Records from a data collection
= = = = = = =
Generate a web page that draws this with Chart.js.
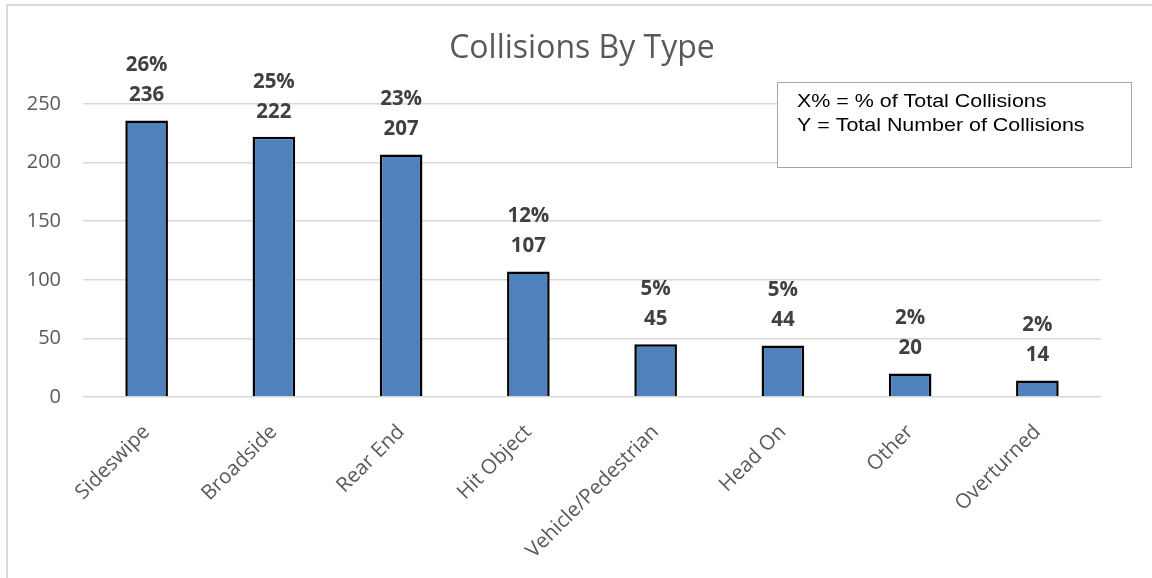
<!DOCTYPE html>
<html>
<head>
<meta charset="utf-8">
<script src="https://cdn.jsdelivr.net/npm/chart.js@4.4.1/dist/chart.umd.min.js"></script>
<style>
  html, body { margin: 0; padding: 0; background: #ffffff; }
  #wrap { width: 1152px; height: 578px; position: relative; }
</style>
</head>
<body>
<div id="wrap"><canvas id="chart" width="1152" height="578"></canvas></div>
<script>
// Collision counts by type
const categories = ['Sideswipe', 'Broadside', 'Rear End', 'Hit Object', 'Vehicle/Pedestrian', 'Head On', 'Other', 'Overturned'];
const collisionCounts = [236, 222, 207, 107, 45, 44, 20, 14];
const yTicks = [0, 50, 100, 150, 200, 250];
const chartTitle = 'Collisions By Type';
const noteLines = ['X% = % of Total Collisions', 'Y = Total Number of Collisions'];

const totalCollisions = collisionCounts.reduce((a, b) => a + b, 0);

// Two-line labels above each bar: share of total, then count
const barLabels = {
  id: 'barLabels',
  afterDatasetsDraw(chart) {
    const ctx = chart.ctx;
    const meta = chart.getDatasetMeta(0);
    ctx.save();
    ctx.font = 'bold 20.5px "Open Sans", sans-serif';
    ctx.fillStyle = '#404040';
    ctx.textAlign = 'center';
    ctx.textBaseline = 'middle';
    meta.data.forEach((bar, i) => {
      const v = collisionCounts[i];
      const pct = Math.round(v / totalCollisions * 100) + '%';
      ctx.fillText(String(v), bar.x, bar.y - 25);
      ctx.fillText(pct, bar.x, bar.y - 55);
    });
    ctx.restore();
  }
};

// Outer frame, title and the explanatory note box
const frameAndNote = {
  id: 'frameAndNote',
  beforeDraw(chart) {
    const ctx = chart.ctx;
    ctx.save();
    ctx.fillStyle = '#ffffff';
    ctx.fillRect(0, 0, chart.width, chart.height);
    ctx.strokeStyle = '#d9d9d9';
    ctx.lineWidth = 2;
    ctx.strokeRect(7, 5, chart.width + 20, chart.height + 20);
    ctx.fillStyle = '#595959';
    ctx.font = '32px "Open Sans", sans-serif';
    ctx.textAlign = 'center';
    ctx.textBaseline = 'middle';
    ctx.fillText(chartTitle, 582, 49);
    ctx.restore();
  },
  afterDraw(chart) {
    const ctx = chart.ctx;
    ctx.save();
    ctx.fillStyle = '#ffffff';
    ctx.fillRect(777, 82, 355, 85);
    ctx.strokeStyle = '#a6a6a6';
    ctx.lineWidth = 1;
    ctx.strokeRect(777.5, 82.5, 354, 85);
    ctx.fillStyle = '#000000';
    ctx.font = '18px "Liberation Sans", Arial, sans-serif';
    ctx.textAlign = 'left';
    ctx.textBaseline = 'middle';
    // note text is set slightly wide
    ctx.translate(797, 0);
    ctx.scale(1.19, 1);
    ctx.fillText(noteLines[0], 0, 102);
    ctx.fillText(noteLines[1], 0, 126);
    ctx.restore();
  }
};

new Chart(document.getElementById('chart'), {
  type: 'bar',
  data: {
    labels: categories,
    datasets: [{
      data: collisionCounts,
      backgroundColor: '#4f81bd',
      borderColor: '#000000',
      borderWidth: 2.5,
      categoryPercentage: 1,
      barPercentage: 0.335
    }]
  },
  options: {
    responsive: false,
    animation: false,
    layout: { padding: { left: 0, right: 51, top: 104, bottom: 0 } },
    plugins: {
      legend: { display: false },
      tooltip: { enabled: false },
      title: { display: false }
    },
    scales: {
      y: {
        min: 0,
        max: 250,
        afterBuildTicks(scale) { scale.ticks = yTicks.map(v => ({ value: v })); },
        afterFit(scale) { scale.width = 83; },
        border: { display: false },
        grid: { color: '#d9d9d9', lineWidth: 1.5, drawTicks: false },
        ticks: {
          color: '#595959',
          padding: 22,
          font: { family: '"Open Sans", sans-serif', size: 20 }
        }
      },
      x: {
        afterFit(scale) { scale.height = 181; },
        border: { display: false },
        grid: { display: false, drawTicks: false },
        ticks: {
          color: '#595959',
          padding: 23,
          minRotation: 45,
          maxRotation: 45,
          font: { family: '"Open Sans", sans-serif', size: 20.5 }
        }
      }
    }
  },
  plugins: [frameAndNote, barLabels]
});
</script>
</body>
</html>
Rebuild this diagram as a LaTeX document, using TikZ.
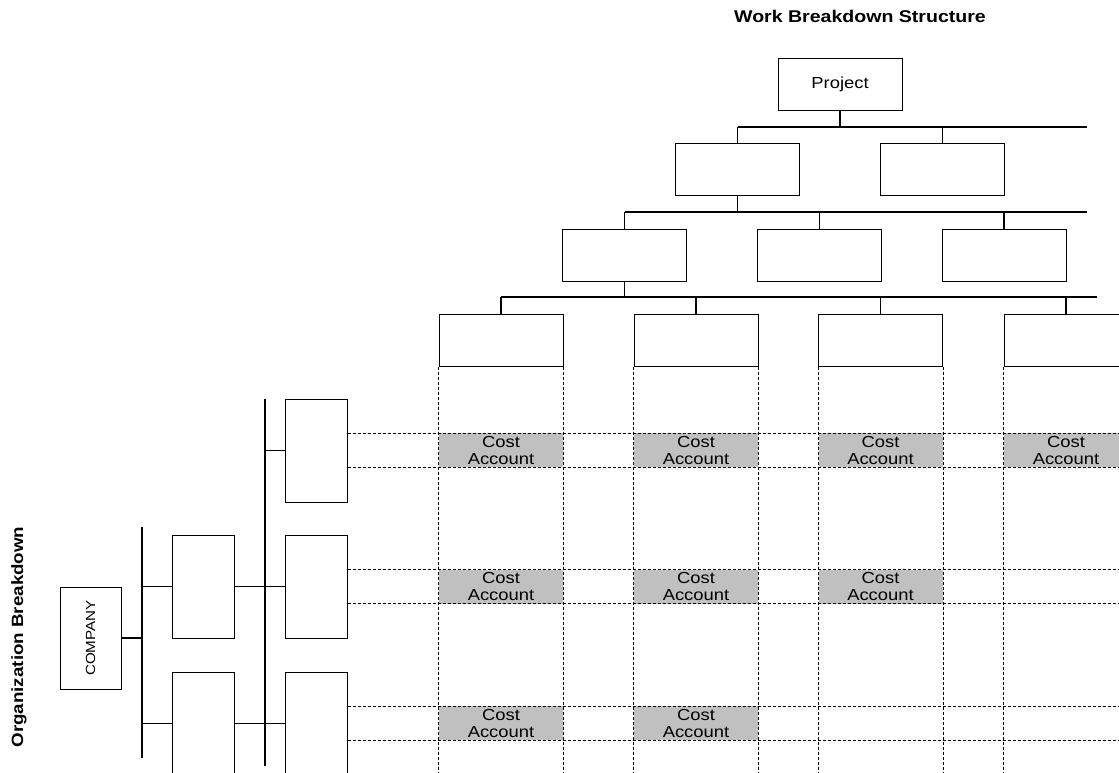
\documentclass[tikz,border=0pt]{standalone}
\usepackage{fontspec}
\setmainfont[FakeStretch=1.15]{Liberation Sans}
\definecolor{acctgray}{HTML}{C0C0C0}

\begin{document}
\begin{tikzpicture}[x=1pt, y=-1pt,
      wbsbox/.style ={rectangle, draw, line width=1pt, inner sep=0pt, minimum width=124pt, minimum height=52pt, font=\fontsize{16}{17}\selectfont},
      orgbox/.style ={rectangle, draw, line width=1pt, inner sep=0pt, minimum width=62pt, minimum height=103pt},
      costacct/.style ={rectangle, fill=acctgray, inner sep=0pt, minimum width=124pt, minimum height=34pt, align=center, font=\fontsize{16}{17}\selectfont},
      link/.style ={line width=1.2pt},
      grid/.style ={line width=0.9pt, dash pattern=on 3pt off 2pt}]
   \useasboundingbox (0,0) rectangle (1119,772);

   \node[font=\bfseries\fontsize{17}{19}\selectfont] (wbstitle) at (860,16) {Work Breakdown Structure};
   \node[font=\bfseries\fontsize{16.3}{18}\selectfont, rotate=90] (orgtitle) at (19,637) {Organization Breakdown};

   % work breakdown
   \node[wbsbox] (P)  at (840,84.5)  {Project};
   \node[wbsbox] (W21)  at (737.5,169.5)  {};
   \node[wbsbox] (W22)  at (942.5,169.5)  {};
   \node[wbsbox] (W31)  at (624.5,255)  {};
   \node[wbsbox] (W32)  at (819.5,255)  {};
   \node[wbsbox] (W33)  at (1004,255)  {};
   \node[wbsbox] (W41)  at (501,340)  {};
   \node[wbsbox] (W42)  at (696,340)  {};
   \node[wbsbox] (W43)  at (880.5,340)  {};
   \node[wbsbox] (W44)  at (1066,340)  {};

   \coordinate (bar2) at (1087,127);
   \coordinate (bar3) at (1087,212);
   \coordinate (bar4) at (1097,297);
   \coordinate (bottom) at (0,772);

   % cost accounts
   \node[costacct] (CA11) at (501,450) {Cost\\Account};
   \node[costacct] (CA12) at (696,450) {Cost\\Account};
   \node[costacct] (CA13) at (880.5,450) {Cost\\Account};
   \node[costacct] (CA14) at (1066,450) {Cost\\Account};
   \node[costacct] (CA21) at (501,586.5) {Cost\\Account};
   \node[costacct] (CA22) at (696,586.5) {Cost\\Account};
   \node[costacct] (CA23) at (880.5,586.5) {Cost\\Account};
   \node[costacct] (CA31) at (501,723) {Cost\\Account};
   \node[costacct] (CA32) at (696,723) {Cost\\Account};

   \draw[link] (P.south) to (P.south |- bar2);
   \draw[link] (W21.north |- bar2) to (bar2);
   \draw[link] (W21.north |- bar2) to (W21.north);
   \draw[link] (W22.north |- bar2) to (W22.north);

   \draw[link] (W21.south) to (W21.south |- bar3);
   \draw[link] (W31.north |- bar3) to (bar3);
   \draw[link] (W31.north |- bar3) to (W31.north);
   \draw[link] (W32.north |- bar3) to (W32.north);
   \draw[link] (W33.north |- bar3) to (W33.north);

   \draw[link] (W31.south) to (W31.south |- bar4);
   \draw[link] (W41.north |- bar4) to (bar4);
   \draw[link] (W41.north |- bar4) to (W41.north);
   \draw[link] (W42.north |- bar4) to (W42.north);
   \draw[link] (W43.north |- bar4) to (W43.north);
   \draw[link] (W44.north |- bar4) to (W44.north);

   % organization breakdown
   \node[orgbox, minimum width=61pt, minimum height=102pt] (C) at (90.5,638) {\rotatebox{90}{\fontsize{13.2}{15}\selectfont COMPANY}};
   \node[orgbox] (O21) at (203,586.5) {};
   \node[orgbox] (O22) at (203,723.5) {};
   \node[orgbox] (O31) at (316,450.5) {};
   \node[orgbox] (O32) at (316,586.5) {};
   \node[orgbox] (O33) at (316,723.5) {};

   \coordinate (obar1top) at (142,527);
   \coordinate (obar1bot) at (142,758);
   \coordinate (obar2top) at (265,399);
   \coordinate (obar2bot) at (265,766);

   \draw[link, line width=1.5pt] (obar1top) to (obar1bot);
   \draw[link, line width=1.5pt] (obar2top) to (obar2bot);
   \draw[link] (C.east) to (C.east -| obar1top);
   \draw[link] (O21.west -| obar1top) to (O21.west);
   \draw[link] (O22.west -| obar1top) to (O22.west);
   \draw[link] (O21.east) to (O32.west);
   \draw[link] (O22.east) to (O33.west);
   \draw[link] (O31.west -| obar2top) to (O31.west);

   % matrix lines
   \foreach \col in {W41,W42,W43,W44}
      {\draw[grid] (\col.south west) to (\col.south west |- bottom);
       \draw[grid] (\col.south east) to (\col.south east |- bottom);}
   \foreach \row in {O31,O32,O33}
      {\draw[grid] ([yshift=-17pt]\row.east) to ++(772,0);
       \draw[grid] ([yshift=17pt]\row.east) to ++(772,0);}

 \end{tikzpicture}
\end{document}
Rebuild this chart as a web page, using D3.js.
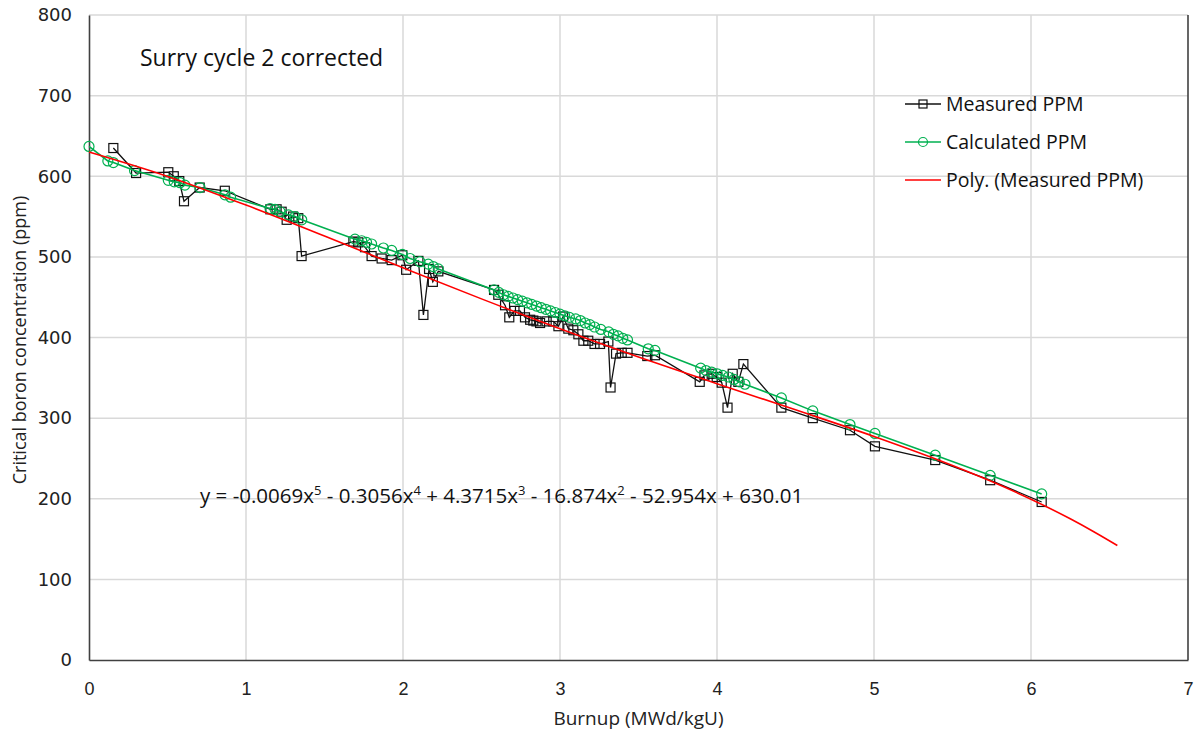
<!DOCTYPE html>
<html>
<head>
<meta charset="utf-8">
<script src="https://cdn.jsdelivr.net/npm/d3@7"></script>
<style>
  html, body { margin: 0; padding: 0; background: #fff; }
  svg { display: block; }
</style>
</head>
<body>
<svg id="chart" width="1196" height="738"></svg>
<script>
// ---- data ----
const measuredX = [0.155,0.30,0.505,0.54,0.575,0.605,0.705,0.865,1.155,1.195,1.227,1.259,1.30,1.333,1.354,
  1.684,1.715,1.758,1.80,1.864,1.928,1.996,2.02,2.098,2.13,2.166,2.19,2.225,
  2.58,2.607,2.65,2.677,2.71,2.745,2.777,2.81,2.83,2.85,2.873,2.915,2.957,2.99,3.02,3.053,3.085,3.117,3.149,3.18,3.22,3.255,3.308,3.322,3.357,3.393,3.43,3.556,3.605,
  3.89,3.92,3.966,3.998,4.03,4.067,4.10,4.136,4.168,4.41,4.61,4.847,5.006,5.39,5.74,6.068];
const measuredY = [635,604,605,600,594,569,586,582,559,559,556,546,550,548,501,
  519,518,512,501,498,496,502,484,495,428,485,469,482,
  459,453,440,425,433,433,425,422,421,420,418,420,420,414,426,411,409,404,396,396,392,392,395,338,380,381,381,377,378,
  345,353,355,351,344,313,355,345,367,313,300,285,265,248,223,196];

const calcX = [0.0,0.12,0.155,0.29,0.505,0.543,0.58,0.611,0.707,0.866,0.902,1.153,1.185,1.217,1.27,1.312,1.355,
  1.694,1.737,1.768,1.80,1.875,1.928,1.996,2.045,2.108,2.161,2.193,2.225,
  2.58,2.61,2.64,2.67,2.70,2.73,2.76,2.79,2.82,2.85,2.88,2.91,2.94,2.97,3.00,3.03,3.06,3.10,3.13,3.16,3.19,3.22,3.26,3.31,3.34,3.37,3.40,3.43,
  3.562,3.605,3.896,3.93,3.966,4.002,4.036,4.072,4.108,4.142,4.178,4.41,4.61,4.847,5.006,5.39,5.74,6.068];
const calcY = [637,619,617,607,595,593,592,589,586,577,574,560,559,556,552,550,546,
  522,520,518,516,511,508,503,498,494,491,488,485,
  459,456,453,451,449,447,445,443,441,439,437,435,433,431,429,427,425,423,421,418,416,413,410,407,404,402,399,397,
  386,384,362,359,357,355,353,351,348,345,342,325,309,292,281,254,229,206];

// polynomial trend line (Poly. Measured PPM)
const polyX = [0,0.5,1,1.5,2,2.5,3,3.5,4,4.5,5,5.5,5.75,6,6.25,6.4,6.55];
const polyY = [630.0,599.8,564.2,525.8,486.5,447.9,410.9,375.9,342.7,310.3,277.3,241.3,221.3,199.4,175.1,159.1,142.0];

const xTicks = [0,1,2,3,4,5,6,7];
const yTicks = [0,100,200,300,400,500,600,700,800];

const seriesNames = ["Measured PPM","Calculated PPM","Poly. (Measured PPM)"];
const chartTitle = "Surry cycle 2 corrected";
const xTitle = "Burnup (MWd/kgU)";
const yTitle = "Critical boron concentration (ppm)";

// ---- drawing ----
(function () {
const svg = d3.select("#chart");
const mL = 89, mR = 1188, mT = 15, mB = 660;
const x = d3.scaleLinear().domain([0,7]).range([mL,mR]);
const y = d3.scaleLinear().domain([0,800]).range([mB,mT]);

const GREEN = "#00b050", RED = "#ff0000", BLACK = "#111";

// gridlines
svg.append("g").selectAll("line").data(xTicks.slice(1, -1)).join("line")
  .attr("x1", d => x(d)).attr("x2", d => x(d)).attr("y1", mT).attr("y2", mB)
  .attr("stroke", "#d9d9d9").attr("stroke-width", 1.5);
svg.append("g").selectAll("line").data(yTicks.slice(1)).join("line")
  .attr("x1", mL).attr("x2", mR).attr("y1", d => y(d)).attr("y2", d => y(d))
  .attr("stroke", "#d9d9d9").attr("stroke-width", 1.5);

// axes
const xAxis = svg.append("g").attr("transform", `translate(0,${mB})`)
  .call(d3.axisBottom(x).tickValues(xTicks).tickFormat(d3.format("d")).tickSize(0).tickPadding(22));
xAxis.select(".domain").attr("stroke", "#404040").attr("stroke-width", 1.6);
xAxis.selectAll("text").attr("font-family", "'Liberation Sans Narrow','Liberation Sans',sans-serif")
  .attr("font-size", 18).attr("fill", "#222");

const yAxis = svg.append("g").attr("transform", `translate(${mL},0)`)
  .call(d3.axisLeft(y).tickValues(yTicks).tickFormat(d3.format("d")).tickSize(0).tickPadding(17));
yAxis.select(".domain").attr("stroke", "#404040").attr("stroke-width", 1.6);
yAxis.selectAll("text").attr("font-family", "'DejaVu Sans',sans-serif")
  .attr("font-size", 18).attr("fill", "#222");

// right border
svg.append("line").attr("x1", mR).attr("x2", mR).attr("y1", mT).attr("y2", mB)
  .attr("stroke", "#404040").attr("stroke-width", 1.6);

// series
const line = d3.line().x(d => x(d[0])).y(d => y(d[1]));
const measured = measuredX.map((v, i) => [v, measuredY[i]]);
const calc = calcX.map((v, i) => [v, calcY[i]]);
const poly = polyX.map((v, i) => [v, polyY[i]]);

svg.append("path").datum(measured).attr("d", line)
  .attr("fill", "none").attr("stroke", BLACK).attr("stroke-width", 1.3);
svg.append("g").selectAll("rect").data(measured).join("rect")
  .attr("x", d => x(d[0]) - 4.5).attr("y", d => y(d[1]) - 4.5)
  .attr("width", 9).attr("height", 9)
  .attr("fill", "none").attr("stroke", BLACK).attr("stroke-width", 1.2);

svg.append("path").datum(calc).attr("d", line)
  .attr("fill", "none").attr("stroke", GREEN).attr("stroke-width", 1.6);
svg.append("g").selectAll("circle").data(calc).join("circle")
  .attr("cx", d => x(d[0])).attr("cy", d => y(d[1])).attr("r", 5)
  .attr("fill", "none").attr("stroke", GREEN).attr("stroke-width", 1.2);

svg.append("path").datum(poly).attr("d", d3.line().x(d => x(d[0])).y(d => y(d[1])).curve(d3.curveMonotoneX))
  .attr("fill", "none").attr("stroke", RED).attr("stroke-width", 1.6);

// titles
const font = "'Open Sans','Noto Sans',sans-serif";
svg.append("text").attr("x", 140).attr("y", 66).text(chartTitle)
  .attr("font-family", font).attr("font-size", 23).attr("fill", "#111");
svg.append("text").attr("x", (mL + mR) / 2).attr("y", 725).attr("text-anchor", "middle").text(xTitle)
  .attr("font-family", font).attr("font-size", 19).attr("fill", "#222");
svg.append("text").attr("transform", "translate(26,340) rotate(-90)").attr("text-anchor", "middle").text(yTitle)
  .attr("font-family", font).attr("font-size", 18).attr("fill", "#222");

// equation
const eq = svg.append("text").attr("x", 200).attr("y", 503)
  .attr("font-family", font).attr("font-size", 20.5).attr("fill", "#111");
const eqParts = [["y = -0.0069x",""],["5","s"],[" - 0.3056x",""],["4","s"],[" + 4.3715x",""],["3","s"],[" - 16.874x",""],["2","s"],[" - 52.954x + 630.01",""]];
eqParts.forEach(p => {
  const t = eq.append("tspan").text(p[0]);
  if (p[1] === "s") t.attr("font-size", 13).attr("dy", -8);
  else t.attr("dy", p[0].startsWith(" ") ? 8 : 0);
});

// legend
const lg = svg.append("g").attr("transform", "translate(905,104)");
const rows = [{c: BLACK, m: "rect"}, {c: GREEN, m: "circle"}, {c: RED, m: null}];
rows.forEach((r, i) => {
  const g = lg.append("g").attr("transform", `translate(0,${i * 38})`);
  g.append("line").attr("x1", 0).attr("x2", 36).attr("y1", 0).attr("y2", 0)
    .attr("stroke", r.c).attr("stroke-width", r.m ? 1.4 : 1.6);
  if (r.m === "rect") g.append("rect").attr("x", 14).attr("y", -4).attr("width", 8).attr("height", 8)
    .attr("fill", "none").attr("stroke", r.c).attr("stroke-width", 1.2);
  if (r.m === "circle") g.append("circle").attr("cx", 18).attr("cy", 0).attr("r", 4.5)
    .attr("fill", "none").attr("stroke", r.c).attr("stroke-width", 1.2);
  g.append("text").attr("x", 41).attr("y", 7).text(seriesNames[i])
    .attr("font-family", font).attr("font-size", 19.5).attr("fill", "#111");
});
})();
</script>
</body>
</html>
= = = = = = =
Repeat, word for word and with no pictures, only the lines running from the beginning of the data to the line that contains "const noteLines = ['X%".

• _TASK RESPONSE_:
Generate a web page that draws this with Chart.js.
<!DOCTYPE html>
<html>
<head>
<meta charset="utf-8">
<script src="https://cdn.jsdelivr.net/npm/chart.js@4.4.1/dist/chart.umd.min.js"></script>
<style>
  html, body { margin: 0; padding: 0; background: #ffffff; }
  #wrap { width: 1152px; height: 578px; position: relative; }
</style>
</head>
<body>
<div id="wrap"><canvas id="chart" width="1152" height="578"></canvas></div>
<script>
// Collision counts by type
const categories = ['Sideswipe', 'Broadside', 'Rear End', 'Hit Object', 'Vehicle/Pedestrian', 'Head On', 'Other', 'Overturned'];
const collisionCounts = [236, 222, 207, 107, 45, 44, 20, 14];
const yTicks = [0, 50, 100, 150, 200, 250];
const chartTitle = 'Collisions By Type';
const noteLines = ['X% = % of Total Collisions', 'Y = Total Number of Collisions'];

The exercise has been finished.